CONF="/usr/local/etc/nspawn/machines/$MACHINE.sh"

if [ -f "$CONF" ] ; then
	source "$CONF"
fi

source /usr/local/etc/nspawn/configpacks/essentials.sh

For example /usr/local/etc/nspawn/machines/work.sh does:

source /usr/local/etc/nspawn/configs/limits.sh
source /usr/local/etc/nspawn/configpacks/desktop.sh

So now to create a new container, let’s name it “hello”, I have to follow the basic setup, create /usr/local/etc/nspawn/machines/hello.sh which will include the configs/configpacks I want the container to use, add custom upgrade scripts in /usr/local/etc/nspawn/upgrade/hello/ and custom container-specific scripts in /usr/local/etc/nspawn/userconfig/hello/.

machinectl start hello will start the container and machinectl enable hello will enable the appropriate systemd unit to boot the container when host boots.
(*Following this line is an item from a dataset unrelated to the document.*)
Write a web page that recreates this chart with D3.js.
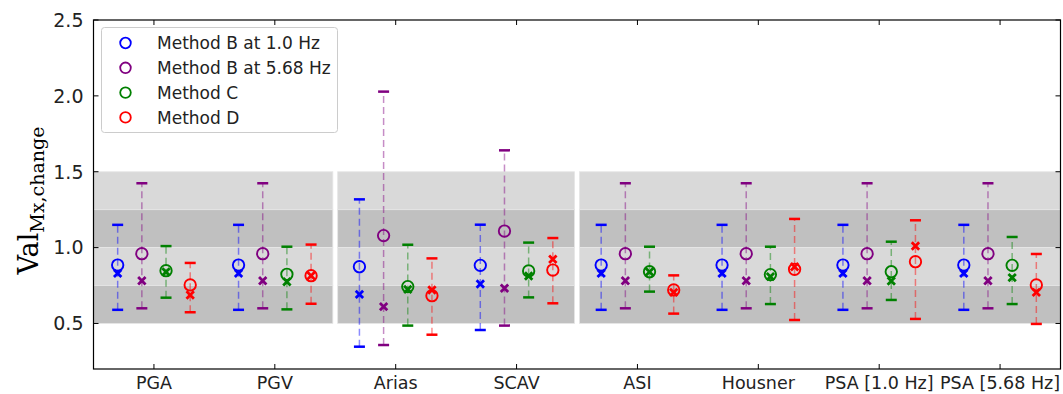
<!DOCTYPE html>
<html><head><meta charset="utf-8">
<script src="https://cdn.jsdelivr.net/npm/d3@7"></script>
<style>body{margin:0;background:#fff}svg{display:block}</style>
</head><body>
<svg id="c" width="1063" height="394"></svg>
<script>
const categories = ["PGA","PGV","Arias","SCAV","ASI","Housner","PSA [1.0 Hz]","PSA [5.68 Hz]"];
const methods = ["Method B at 1.0 Hz","Method B at 5.68 Hz","Method C","Method D"];
const colors = ["#0000ff","#800080","#008000","#ff0000"];
const yTicks = [0.5,1.0,1.5,2.0,2.5];

const circB1 = [0.885,0.885,0.874,0.883,0.885,0.885,0.885,0.885];
const crossB1 = [0.83,0.83,0.692,0.76,0.83,0.83,0.83,0.83];
const lowB1 = [0.59,0.59,0.347,0.457,0.59,0.59,0.59,0.59];
const highB1 = [1.15,1.15,1.318,1.151,1.15,1.15,1.15,1.15];

const circB5 = [0.96,0.96,1.079,1.109,0.96,0.96,0.96,0.96];
const crossB5 = [0.782,0.782,0.611,0.732,0.782,0.782,0.782,0.782];
const lowB5 = [0.60,0.60,0.358,0.486,0.60,0.60,0.60,0.60];
const highB5 = [1.424,1.424,2.028,1.641,1.424,1.424,1.424,1.424];

const circC = [0.848,0.824,0.743,0.846,0.841,0.822,0.841,0.883];
const crossC = [0.84,0.775,0.725,0.813,0.84,0.809,0.78,0.802];
const lowC = [0.67,0.593,0.486,0.672,0.71,0.628,0.655,0.628];
const highC = [1.01,1.006,1.019,1.033,1.006,1.006,1.039,1.07];

const circD = [0.754,0.815,0.683,0.852,0.721,0.857,0.907,0.754];
const crossD = [0.688,0.815,0.721,0.923,0.705,0.874,1.011,0.705];
const lowD = [0.574,0.63,0.426,0.633,0.565,0.523,0.53,0.497];
const highD = [0.899,1.02,0.929,1.063,0.817,1.189,1.18,0.958];

const offsets = [-0.3,-0.1,0.1,0.3];
const bandGroups = [[-0.5,1.48],[1.52,3.48],[3.52,7.5]];
const bands = [[1.25,1.5,"#d9d9d9"],[1.0,1.25,"#c0c0c0"],[0.75,1.0,"#d9d9d9"],[0.5,0.75,"#c0c0c0"]];

const series = [
  {circ:circB1,cross:crossB1,low:lowB1,high:highB1},
  {circ:circB5,cross:crossB5,low:lowB5,high:highB5},
  {circ:circC,cross:crossC,low:lowC,high:highC},
  {circ:circD,cross:crossD,low:lowD,high:highD}
];

const L=93.5, R=1060.5, T=20, B=369;
const x = d3.scaleLinear().domain([-0.5,7.5]).range([L,R]);
const y = d3.scaleLinear().domain([0.2,2.5]).range([B,T]);
const svg = d3.select("#c");

// bands
bandGroups.forEach(g=>{
  bands.forEach(b=>{
    svg.append("rect").attr("x",x(g[0])).attr("width",x(g[1])-x(g[0]))
      .attr("y",y(b[1])).attr("height",y(b[0])-y(b[1])).attr("fill",b[2])
      .attr("stroke","#e6e6e6").attr("stroke-width",0.8);
  });
});

// error bars and markers
series.forEach((s,m)=>{
  const col = colors[m];
  const g = svg.append("g");
  categories.forEach((c,i)=>{
    const cx = x(i+offsets[m]);
    g.append("line").attr("x1",cx).attr("x2",cx).attr("y1",y(s.low[i])).attr("y2",y(s.high[i]))
      .attr("stroke",col).attr("stroke-opacity",0.45).attr("stroke-width",1.5).attr("stroke-dasharray","7,4");
    [s.low[i],s.high[i]].forEach(v=>{
      g.append("line").attr("x1",cx-5.5).attr("x2",cx+5.5).attr("y1",y(v)).attr("y2",y(v))
        .attr("stroke",col).attr("stroke-width",2.5);
    });
    g.append("circle").attr("cx",cx).attr("cy",y(s.circ[i])).attr("r",5.7)
      .attr("fill","none").attr("stroke",col).attr("stroke-width",1.9);
    const cy = y(s.cross[i]), k=3.7;
    g.append("path").attr("d",`M${cx-k},${cy-k}L${cx+k},${cy+k}M${cx-k},${cy+k}L${cx+k},${cy-k}`)
      .attr("stroke",col).attr("stroke-width",2.8).attr("fill","none");
  });
});

// axes frame
svg.append("rect").attr("x",L).attr("y",T).attr("width",R-L).attr("height",B-T)
  .attr("fill","none").attr("stroke","#000").attr("stroke-width",1.2);

const tl = 5;
categories.forEach((c,i)=>{
  const cx = x(i);
  svg.append("line").attr("x1",cx).attr("x2",cx).attr("y1",B).attr("y2",B-tl).attr("stroke","#000").attr("stroke-width",1);
  svg.append("line").attr("x1",cx).attr("x2",cx).attr("y1",T).attr("y2",T+tl).attr("stroke","#000").attr("stroke-width",1);
  svg.append("text").attr("x",cx).attr("y",B+20).attr("text-anchor","middle")
    .attr("font-family","DejaVu Sans").attr("font-size",17.5).attr("fill","#222").text(c);
});
yTicks.forEach(v=>{
  svg.append("line").attr("x1",L).attr("x2",L+tl).attr("y1",y(v)).attr("y2",y(v)).attr("stroke","#000");
  svg.append("line").attr("x1",R).attr("x2",R-tl).attr("y1",y(v)).attr("y2",y(v)).attr("stroke","#000");
  svg.append("text").attr("x",L-10).attr("y",y(v)).attr("dy","0.36em").attr("text-anchor","end")
    .attr("font-family","DejaVu Sans").attr("font-size",19).attr("fill","#222").text(v.toFixed(1));
});

// y label
const yl = svg.append("text").attr("transform",`translate(38,${(T+B)/2+6}) rotate(-90)`)
  .attr("text-anchor","middle").attr("font-family","DejaVu Serif").attr("fill","#000");
yl.append("tspan").attr("font-size",27).text("Val");
yl.append("tspan").attr("font-size",19).attr("dy",6).text("Mx,change");

// legend
const lg = svg.append("g");
lg.append("rect").attr("x",101.5).attr("y",27.5).attr("width",236).attr("height",105).attr("rx",3)
  .attr("fill","#fff").attr("fill-opacity",0.85).attr("stroke","#ccc").attr("stroke-width",1);
methods.forEach((mName,m)=>{
  const yy = 43 + m*24.8;
  lg.append("circle").attr("cx",125.5).attr("cy",yy).attr("r",5.3).attr("fill","none")
    .attr("stroke",colors[m]).attr("stroke-width",1.8);
  lg.append("text").attr("x",157).attr("y",yy).attr("dy","0.36em")
    .attr("font-family","DejaVu Sans").attr("font-size",17).attr("fill","#222").text(mName);
});
</script>
</body></html>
My container configs are available here.

The management utility to start/stop a container, run shell or terminal from a container and to upgrade containers is available here.

Package management

configs/desktop.sh mounts /desktop to the container. As described in Part 2 I have multpile gaspar-system-* metapackages. Repo is symlinked to /desktop/repo. So in the container I have to add:

[gaspar]
SigLevel = Optional TrustAll
Server = file:///desktop/repo

to /etc/pacman.conf and install the appropriate metapackage. For example for the devenv container I have gaspar-system-devenv:

pkgname=gaspar-system-devenv
pkgver=1
pkgrel=1
arch=('any')
options=('!debug')
groups=('gaspar')
depends=(
	gaspar-meta-git
	gaspar-meta-nvim-devenv
	gaspar-meta-shell
	gaspar-meta-devenv
	gaspar-device-gpu
)

# vim:ft=sh

The magic part

The magic in all of this is that we’re on Linux. What’s the actual difference between the host and the containers? They each live on their own Btrfs subvolume; the host simply provides the kernel and firmware drivers, while the containers do not. By installing the necessary packages inside a container (gaspar-device-*), we can add a GRUB entry for it and boot that container as if it were the host. And according to the systemd-vmspawn(1) manual, we can even run containers as virtual machines via QEMU.